▶ Provided data:
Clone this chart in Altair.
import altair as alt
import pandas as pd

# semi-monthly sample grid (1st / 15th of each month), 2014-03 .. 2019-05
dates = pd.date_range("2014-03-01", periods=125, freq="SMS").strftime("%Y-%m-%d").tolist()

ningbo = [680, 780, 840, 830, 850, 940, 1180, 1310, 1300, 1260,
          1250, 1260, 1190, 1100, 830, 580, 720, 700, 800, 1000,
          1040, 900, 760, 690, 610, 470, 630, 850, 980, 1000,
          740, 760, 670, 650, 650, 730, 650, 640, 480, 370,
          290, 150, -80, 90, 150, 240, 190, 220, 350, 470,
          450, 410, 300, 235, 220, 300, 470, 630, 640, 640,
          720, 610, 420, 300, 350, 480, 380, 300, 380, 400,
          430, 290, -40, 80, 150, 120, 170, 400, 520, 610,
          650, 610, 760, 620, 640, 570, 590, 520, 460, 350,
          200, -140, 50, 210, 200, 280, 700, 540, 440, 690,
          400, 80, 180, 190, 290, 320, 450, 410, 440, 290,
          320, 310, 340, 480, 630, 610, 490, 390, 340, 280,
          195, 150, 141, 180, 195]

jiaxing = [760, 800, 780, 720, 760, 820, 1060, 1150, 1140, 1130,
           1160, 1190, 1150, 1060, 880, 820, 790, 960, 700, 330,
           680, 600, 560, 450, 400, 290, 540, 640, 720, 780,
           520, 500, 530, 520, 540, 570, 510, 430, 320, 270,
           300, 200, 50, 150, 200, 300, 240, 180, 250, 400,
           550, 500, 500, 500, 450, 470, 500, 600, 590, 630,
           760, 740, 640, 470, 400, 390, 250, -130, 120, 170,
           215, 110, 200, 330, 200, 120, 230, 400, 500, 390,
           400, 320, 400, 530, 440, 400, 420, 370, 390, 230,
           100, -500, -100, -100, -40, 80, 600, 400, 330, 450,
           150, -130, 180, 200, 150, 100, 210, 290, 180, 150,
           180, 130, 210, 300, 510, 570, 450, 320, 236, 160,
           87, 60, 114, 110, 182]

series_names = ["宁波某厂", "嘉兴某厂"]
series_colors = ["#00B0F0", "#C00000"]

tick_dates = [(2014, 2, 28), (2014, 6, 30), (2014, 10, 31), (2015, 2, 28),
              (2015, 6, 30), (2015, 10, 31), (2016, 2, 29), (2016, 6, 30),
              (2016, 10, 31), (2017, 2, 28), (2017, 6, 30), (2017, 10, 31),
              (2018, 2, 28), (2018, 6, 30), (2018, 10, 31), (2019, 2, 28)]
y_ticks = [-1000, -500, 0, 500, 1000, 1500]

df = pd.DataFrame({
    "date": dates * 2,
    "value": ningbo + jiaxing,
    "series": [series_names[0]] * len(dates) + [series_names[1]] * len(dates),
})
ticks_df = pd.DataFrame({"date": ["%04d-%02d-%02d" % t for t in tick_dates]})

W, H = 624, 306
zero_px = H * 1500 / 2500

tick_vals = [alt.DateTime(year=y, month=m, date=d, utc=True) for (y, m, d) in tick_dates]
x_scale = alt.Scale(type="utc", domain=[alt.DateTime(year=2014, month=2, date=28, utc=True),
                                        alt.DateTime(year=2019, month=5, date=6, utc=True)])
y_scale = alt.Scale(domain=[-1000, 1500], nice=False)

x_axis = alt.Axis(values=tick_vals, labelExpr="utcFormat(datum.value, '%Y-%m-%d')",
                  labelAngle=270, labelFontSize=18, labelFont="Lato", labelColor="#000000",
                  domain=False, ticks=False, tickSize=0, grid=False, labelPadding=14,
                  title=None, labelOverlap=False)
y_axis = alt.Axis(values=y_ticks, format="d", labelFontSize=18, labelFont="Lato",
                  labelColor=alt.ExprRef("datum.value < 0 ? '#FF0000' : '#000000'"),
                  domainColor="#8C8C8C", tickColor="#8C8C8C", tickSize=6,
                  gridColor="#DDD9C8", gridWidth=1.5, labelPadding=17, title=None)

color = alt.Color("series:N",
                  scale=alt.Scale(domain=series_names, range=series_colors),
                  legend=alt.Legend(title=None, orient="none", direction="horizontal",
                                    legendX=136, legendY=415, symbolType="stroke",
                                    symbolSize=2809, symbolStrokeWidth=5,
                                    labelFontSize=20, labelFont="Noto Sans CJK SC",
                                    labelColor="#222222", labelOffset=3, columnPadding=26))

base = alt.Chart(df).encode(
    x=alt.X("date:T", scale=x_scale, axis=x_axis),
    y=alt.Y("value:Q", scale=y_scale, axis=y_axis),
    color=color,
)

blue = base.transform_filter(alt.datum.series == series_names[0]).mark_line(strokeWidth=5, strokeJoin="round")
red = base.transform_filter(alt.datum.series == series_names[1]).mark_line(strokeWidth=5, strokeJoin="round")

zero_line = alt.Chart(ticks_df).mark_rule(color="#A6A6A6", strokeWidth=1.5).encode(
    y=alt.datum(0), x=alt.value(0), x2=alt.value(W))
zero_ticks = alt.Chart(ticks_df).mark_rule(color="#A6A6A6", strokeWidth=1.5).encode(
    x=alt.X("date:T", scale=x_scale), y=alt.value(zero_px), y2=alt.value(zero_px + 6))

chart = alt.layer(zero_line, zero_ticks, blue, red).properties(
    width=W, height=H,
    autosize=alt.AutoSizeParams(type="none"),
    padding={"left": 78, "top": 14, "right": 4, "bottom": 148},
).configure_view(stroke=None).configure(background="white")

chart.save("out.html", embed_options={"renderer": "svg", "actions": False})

▶ Directions:
Copy out the whole listing, exactly as written.

▶ Output for this exercise:
Clone this chart in Altair.
import altair as alt
import pandas as pd

# semi-monthly sample grid (1st / 15th of each month), 2014-03 .. 2019-05
dates = pd.date_range("2014-03-01", periods=125, freq="SMS").strftime("%Y-%m-%d").tolist()

ningbo = [680, 780, 840, 830, 850, 940, 1180, 1310, 1300, 1260,
          1250, 1260, 1190, 1100, 830, 580, 720, 700, 800, 1000,
          1040, 900, 760, 690, 610, 470, 630, 850, 980, 1000,
          740, 760, 670, 650, 650, 730, 650, 640, 480, 370,
          290, 150, -80, 90, 150, 240, 190, 220, 350, 470,
          450, 410, 300, 235, 220, 300, 470, 630, 640, 640,
          720, 610, 420, 300, 350, 480, 380, 300, 380, 400,
          430, 290, -40, 80, 150, 120, 170, 400, 520, 610,
          650, 610, 760, 620, 640, 570, 590, 520, 460, 350,
          200, -140, 50, 210, 200, 280, 700, 540, 440, 690,
          400, 80, 180, 190, 290, 320, 450, 410, 440, 290,
          320, 310, 340, 480, 630, 610, 490, 390, 340, 280,
          195, 150, 141, 180, 195]

jiaxing = [760, 800, 780, 720, 760, 820, 1060, 1150, 1140, 1130,
           1160, 1190, 1150, 1060, 880, 820, 790, 960, 700, 330,
           680, 600, 560, 450, 400, 290, 540, 640, 720, 780,
           520, 500, 530, 520, 540, 570, 510, 430, 320, 270,
           300, 200, 50, 150, 200, 300, 240, 180, 250, 400,
           550, 500, 500, 500, 450, 470, 500, 600, 590, 630,
           760, 740, 640, 470, 400, 390, 250, -130, 120, 170,
           215, 110, 200, 330, 200, 120, 230, 400, 500, 390,
           400, 320, 400, 530, 440, 400, 420, 370, 390, 230,
           100, -500, -100, -100, -40, 80, 600, 400, 330, 450,
           150, -130, 180, 200, 150, 100, 210, 290, 180, 150,
           180, 130, 210, 300, 510, 570, 450, 320, 236, 160,
           87, 60, 114, 110, 182]

series_names = ["宁波某厂", "嘉兴某厂"]
series_colors = ["#00B0F0", "#C00000"]

tick_dates = [(2014, 2, 28), (2014, 6, 30), (2014, 10, 31), (2015, 2, 28),
              (2015, 6, 30), (2015, 10, 31), (2016, 2, 29), (2016, 6, 30),
              (2016, 10, 31), (2017, 2, 28), (2017, 6, 30), (2017, 10, 31),
              (2018, 2, 28), (2018, 6, 30), (2018, 10, 31), (2019, 2, 28)]
y_ticks = [-1000, -500, 0, 500, 1000, 1500]

df = pd.DataFrame({
    "date": dates * 2,
    "value": ningbo + jiaxing,
    "series": [series_names[0]] * len(dates) + [series_names[1]] * len(dates),
})
ticks_df = pd.DataFrame({"date": ["%04d-%02d-%02d" % t for t in tick_dates]})

W, H = 624, 306
zero_px = H * 1500 / 2500

tick_vals = [alt.DateTime(year=y, month=m, date=d, utc=True) for (y, m, d) in tick_dates]
x_scale = alt.Scale(type="utc", domain=[alt.DateTime(year=2014, month=2, date=28, utc=True),
                                        alt.DateTime(year=2019, month=5, date=6, utc=True)])
y_scale = alt.Scale(domain=[-1000, 1500], nice=False)

x_axis = alt.Axis(values=tick_vals, labelExpr="utcFormat(datum.value, '%Y-%m-%d')",
                  labelAngle=270, labelFontSize=18, labelFont="Lato", labelColor="#000000",
                  domain=False, ticks=False, tickSize=0, grid=False, labelPadding=14,
                  title=None, labelOverlap=False)
y_axis = alt.Axis(values=y_ticks, format="d", labelFontSize=18, labelFont="Lato",
                  labelColor=alt.ExprRef("datum.value < 0 ? '#FF0000' : '#000000'"),
                  domainColor="#8C8C8C", tickColor="#8C8C8C", tickSize=6,
                  gridColor="#DDD9C8", gridWidth=1.5, labelPadding=17, title=None)

color = alt.Color("series:N",
                  scale=alt.Scale(domain=series_names, range=series_colors),
                  legend=alt.Legend(title=None, orient="none", direction="horizontal",
                                    legendX=136, legendY=415, symbolType="stroke",
                                    symbolSize=2809, symbolStrokeWidth=5,
                                    labelFontSize=20, labelFont="Noto Sans CJK SC",
                                    labelColor="#222222", labelOffset=3, columnPadding=26))

base = alt.Chart(df).encode(
    x=alt.X("date:T", scale=x_scale, axis=x_axis),
    y=alt.Y("value:Q", scale=y_scale, axis=y_axis),
    color=color,
)

blue = base.transform_filter(alt.datum.series == series_names[0]).mark_line(strokeWidth=5, strokeJoin="round")
red = base.transform_filter(alt.datum.series == series_names[1]).mark_line(strokeWidth=5, strokeJoin="round")

zero_line = alt.Chart(ticks_df).mark_rule(color="#A6A6A6", strokeWidth=1.5).encode(
    y=alt.datum(0), x=alt.value(0), x2=alt.value(W))
zero_ticks = alt.Chart(ticks_df).mark_rule(color="#A6A6A6", strokeWidth=1.5).encode(
    x=alt.X("date:T", scale=x_scale), y=alt.value(zero_px), y2=alt.value(zero_px + 6))

chart = alt.layer(zero_line, zero_ticks, blue, red).properties(
    width=W, height=H,
    autosize=alt.AutoSizeParams(type="none"),
    padding={"left": 78, "top": 14, "right": 4, "bottom": 148},
).configure_view(stroke=None).configure(background="white")

chart.save("out.html", embed_options={"renderer": "svg", "actions": False})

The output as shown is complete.